The Role of an Account Executive
AEs have different roles. He or she might not have a large team to report to, but the role they play is vital to building a long-lasting relationship with clients. Here are some roles an AE plays in any organization:
- In some organizations, AEs are responsible for closing a final sale with the prospect.
- Some organizations hold AEs responsible for identifying new prospects and guiding those prospects through the entire sales process.
- They may also get involved with the prospect once the deal is closed.
Account executives mostly deal with clients directly but they may also communicate with account managers, sharing relevant information that will help account managers take control of the account.
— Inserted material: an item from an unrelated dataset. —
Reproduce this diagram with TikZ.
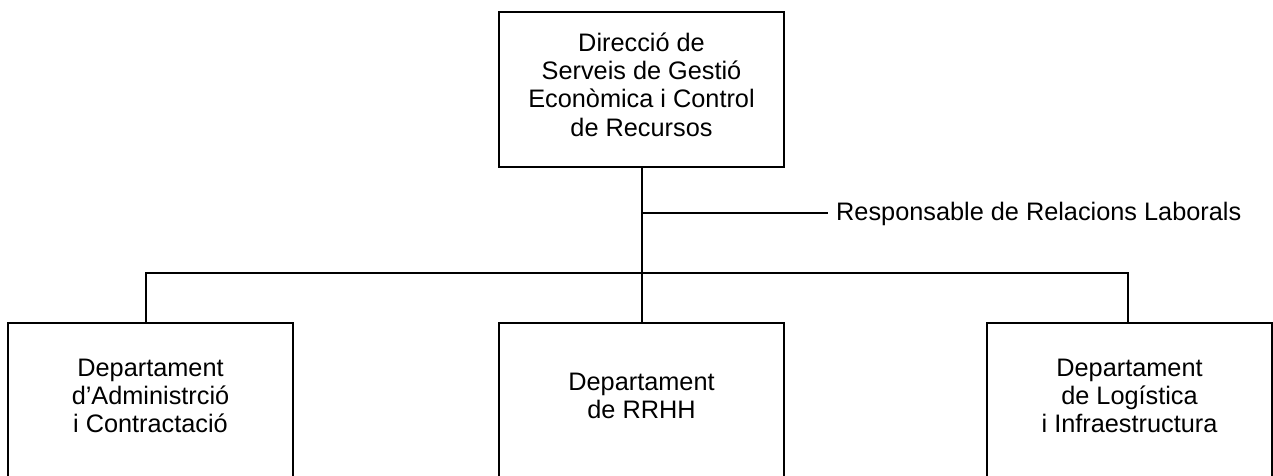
\documentclass[tikz,border=0pt]{standalone}
\usepackage{fontspec}
\setmainfont{Liberation Sans}
\begin{document}
\begin{tikzpicture}[x=1pt,y=-1pt,
  box/.style={draw=black, line width=2pt, rectangle, minimum width=285pt, inner sep=0pt},
  txt/.style={align=center, font=\fontsize{25.3}{28.4}\selectfont, inner sep=0pt},
  conn/.style={draw=black, line width=2pt}]
\clip (0,0) rectangle (1273,475);
\fill[white] (0,0) rectangle (1273,475);
% top box
\node[box, minimum height=155pt] (top) at (641.5,89.5) {};
\node[txt] (toptxt) at (641.5,84.5) {Direcció de\\Serveis de Gestió\\Econòmica i Control\\de Recursos};
% bottom boxes (extend below the visible area)
\node[box, minimum height=160pt, anchor=north] (left) at (150.5,322) {};
\node[box, minimum height=160pt, anchor=north] (mid) at (641.5,322) {};
\node[box, minimum height=160pt, anchor=north] (right) at (1129.5,322) {};
\node[txt] (lefttxt) at (150.5,396) {Departament\\d’Administrció\\i Contractació};
\node[txt] (midtxt) at (641.5,396) {Departament\\de RRHH};
\node[txt] (righttxt) at (1129.5,396) {Departament\\de Logística\\i Infraestructura};
% connectors
\coordinate (bus) at (641.5,273);
\coordinate (branch) at (641.5,213);
\coordinate (busL) at (146,273);
\coordinate (busR) at (1128,273);
\coordinate (relend) at (828,213);
\node[txt, anchor=base west] (rel) at (836,220.5) {Responsable de Relacions Laborals};
\draw[conn] (top.south) -- (mid.north);
\draw[conn] (branch) -- (relend);
\draw[conn, line cap=rect] (busL) -- (busR);
\draw[conn] (busL) -- (busL |- left.north);
\draw[conn] (busR) -- (busR |- right.north);
\end{tikzpicture}
\end{document}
Differences between AE’s and SDRs
Let us now distinguish between an AE and SDR based on their roles in an organization:
1. Prospecting and Lead Generation:
Sales Development Representatives (SDRs) play a pivotal role in the early stages of the sales cycle by prospecting and generating leads. The primary objective is to identify potential customers and qualify them before passing them on to Account Executives (AEs). SDRs employ a multi-channel approach, use various strategies and tools to connect with potential customers and nurture them through the early stages of the sales funnel.
Account Executives (AEs), on the other hand, focus on nurturing and closing deals. They leverage the qualified leads provided by SDRs, engage in consultative selling, and build relationships with key decision-makers.
2. Relationship Building and Consultative Selling:
As deals progress through the sales pipeline, AEs step in to establish deeper relationships with potential customers. They invest time in understanding client pain points, aligning solutions to specific needs, and presenting compelling value propositions.
On the other hand, SDRs, while still focused on building rapport, operate at an earlier stage of the relationship. The primary goal is to establish initial interest and qualify leads based on predetermined criteria.
3. Sales Cycle Length and Deal Closure:
The sales cycle length and deal closure rates differ significantly between AEs and SDRs. InsideSales.com research shows the average sales cycle length for AEs is 3 to 6 months. This depends on the complexity of the solution and the industry. Their focus is on navigating complex buying processes, addressing objections, and negotiating contracts to secure deals.
Alternatively, SDRs operate in a shorter sales cycle, typically focused on generating initial interest and qualifying leads. Success is measured by the number of qualified opportunities they generate and hand off to AEs.
To optimize your sales process and drive revenue growth, it is necessary to define the roles of an AE and SDR in your B2B organization. When we recognize the unique contributions of each role and foster collaboration and communication between them, organizations can harness the full potential of their sales teams. It will enable them to achieve exceptional results.